Nowadays there is a lot of visual-style resumes being made by young employees in English speaking countries. Although it is customary to include a photo in Japanese resumes, the traditional resume is often hand written. The reason for this is in the pre-bubble Japan many job seekers were hitting the market and had very little experience, but their penship was a mark of education.


Contemporary resume advice columns in Japan talk about many of the things that we worry about in English speaking countries as well. For example: When is it appropriate to have more than 2 pages? Nowadays with computer assisted resume reading software, I do not personally feel that the page limit is such a hard and fast rule. However, it is still recommended to keep resumes short except in cases of high-level CEO jobs or academic fields which want to see detailed documentation about your ability to get constant grants and your ability to raise money for your department.


Although Japan has yet to switch to real visual style in there resumes, I think a resume should show who you are and what your goals are from the very first sentence. If the format is not clean and legible--well, it is the same thing as having bad penship. Infographics can be a neat touch, but what skills are they conveying? Maybe in Japan it might be nice to show off your ability to use Japanese in a visual way--but how important is it to be able to show that you are good at using MS office (Except for Excel--If you are a math wiz--rock it!)


Is it OK to have gaps in your resume-- I tend to discourage it, but certainly this is changing. We live in a time, when even in Japan--younger people are changing jobs more and more.
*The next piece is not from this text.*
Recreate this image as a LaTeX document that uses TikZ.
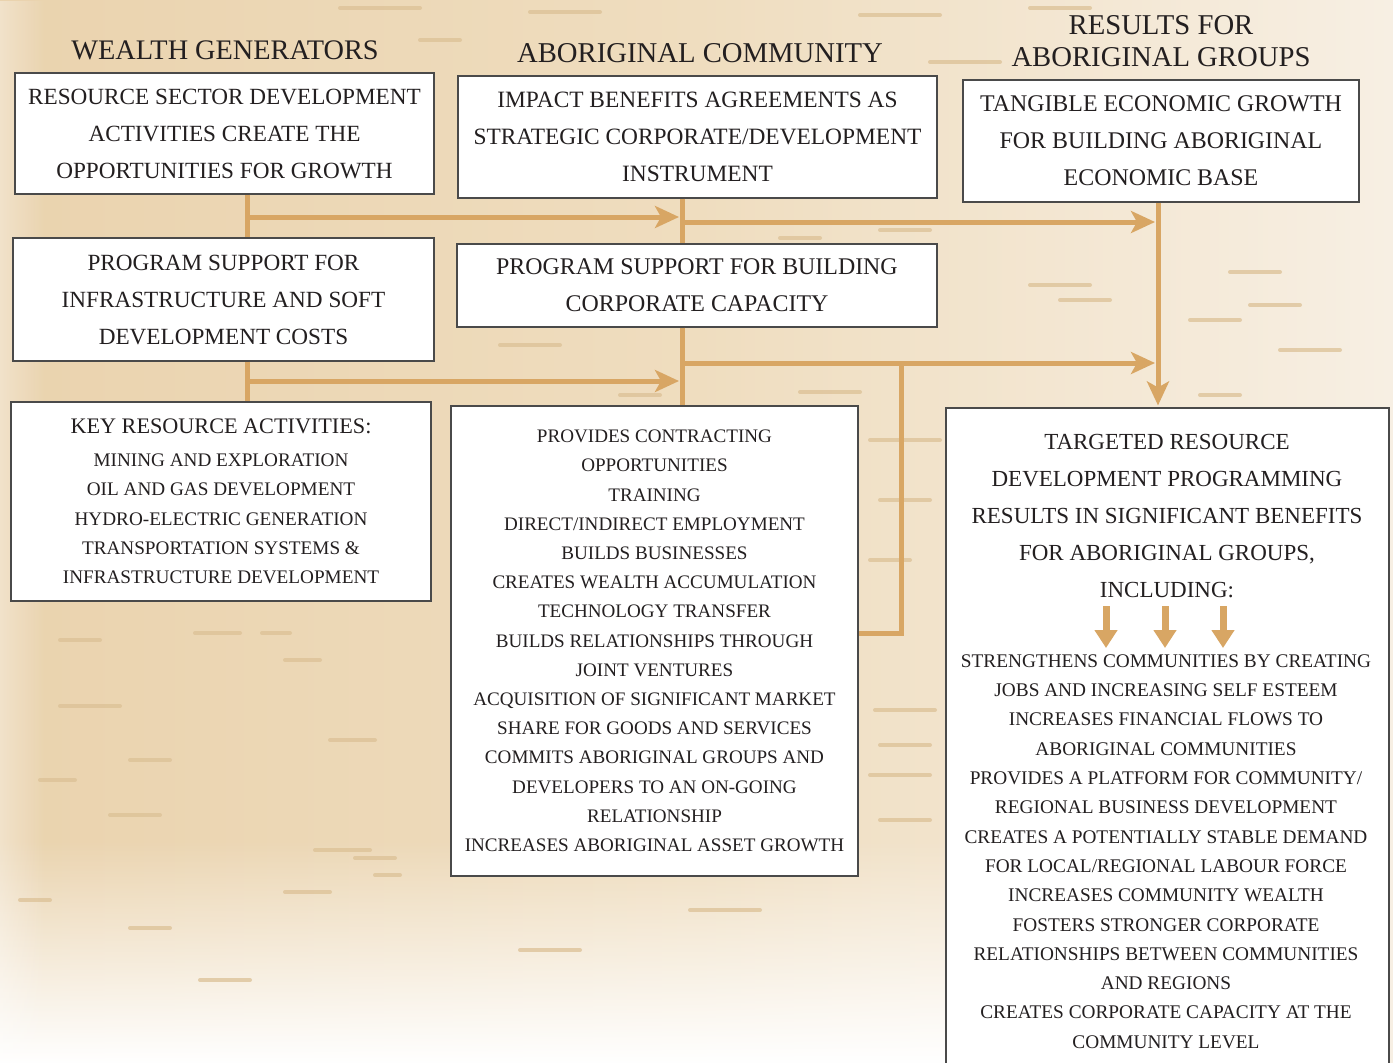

The idea that we will stay at one company for the tenure of our adult life is less realistic. So I think rather than thinking in terms of gaps--it is better to show consistency in your story. What are your goals in your career? How has your experience prepared you for it--and how can you take that to the company you are applying too.


The unfortunate reality is many young people`s resumes do not seem to have consistent focuses. And employers are bombarded with resumes so they are going to pick the candidate that is most aligned to the job they are offering. And that means job seekers also need to spend time crafting their application material to the companies they are courting. Gone are the days when you can fire a generic resume to 50 jobs in various fields and expect a call back. That is true not only in Japan, but in English speaking companies as well.